| DIRECTIONS FOR THIS TASK |
Return only the lines from the top of the data down to the one that holds "import numpy as np", both included, without any pictures.
....................
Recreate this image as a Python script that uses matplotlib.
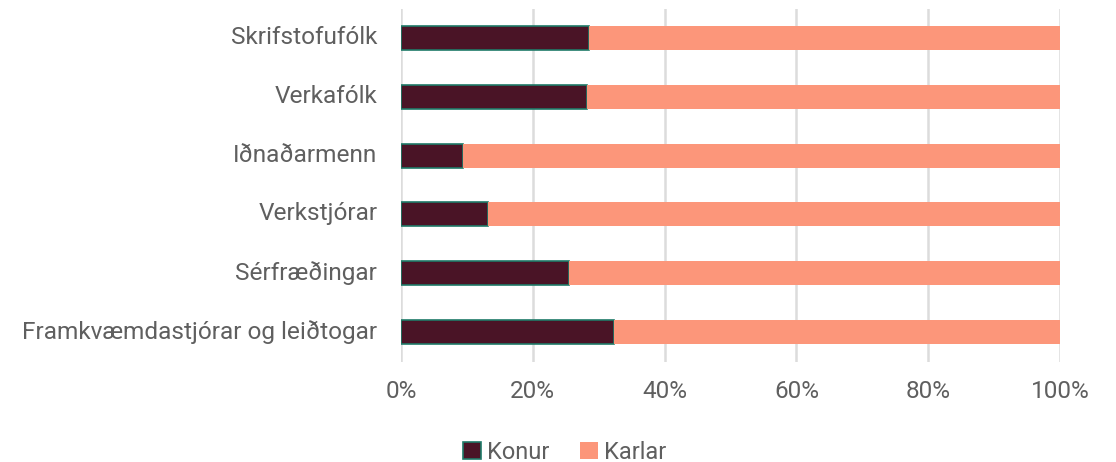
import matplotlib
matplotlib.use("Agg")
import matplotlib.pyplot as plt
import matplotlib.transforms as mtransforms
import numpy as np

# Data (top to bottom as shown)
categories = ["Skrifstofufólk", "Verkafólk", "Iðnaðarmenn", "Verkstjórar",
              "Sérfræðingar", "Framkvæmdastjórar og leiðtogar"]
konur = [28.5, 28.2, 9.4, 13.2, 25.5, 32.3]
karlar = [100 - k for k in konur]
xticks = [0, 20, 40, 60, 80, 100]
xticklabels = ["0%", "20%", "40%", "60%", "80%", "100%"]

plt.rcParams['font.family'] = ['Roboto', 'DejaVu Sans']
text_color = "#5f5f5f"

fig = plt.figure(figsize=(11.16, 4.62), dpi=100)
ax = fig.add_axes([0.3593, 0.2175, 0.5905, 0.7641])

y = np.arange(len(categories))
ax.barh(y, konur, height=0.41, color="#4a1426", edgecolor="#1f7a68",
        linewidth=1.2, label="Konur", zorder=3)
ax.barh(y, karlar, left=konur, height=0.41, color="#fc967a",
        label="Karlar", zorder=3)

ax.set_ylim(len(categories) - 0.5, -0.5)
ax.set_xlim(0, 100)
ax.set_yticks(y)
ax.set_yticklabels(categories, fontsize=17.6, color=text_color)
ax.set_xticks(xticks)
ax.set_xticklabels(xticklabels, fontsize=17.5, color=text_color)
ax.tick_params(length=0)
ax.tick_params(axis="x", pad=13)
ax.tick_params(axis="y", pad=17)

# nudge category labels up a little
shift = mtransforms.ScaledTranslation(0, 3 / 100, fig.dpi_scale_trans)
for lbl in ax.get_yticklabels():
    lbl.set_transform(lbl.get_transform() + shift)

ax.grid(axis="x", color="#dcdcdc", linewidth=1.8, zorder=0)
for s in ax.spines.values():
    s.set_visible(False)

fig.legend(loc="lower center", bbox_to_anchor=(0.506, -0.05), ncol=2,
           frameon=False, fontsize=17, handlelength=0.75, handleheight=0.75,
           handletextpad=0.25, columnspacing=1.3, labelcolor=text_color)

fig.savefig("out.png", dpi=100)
....................
| FINAL RESULT |
Recreate this image as a Python script that uses matplotlib.
import matplotlib
matplotlib.use("Agg")
import matplotlib.pyplot as plt
import matplotlib.transforms as mtransforms
import numpy as np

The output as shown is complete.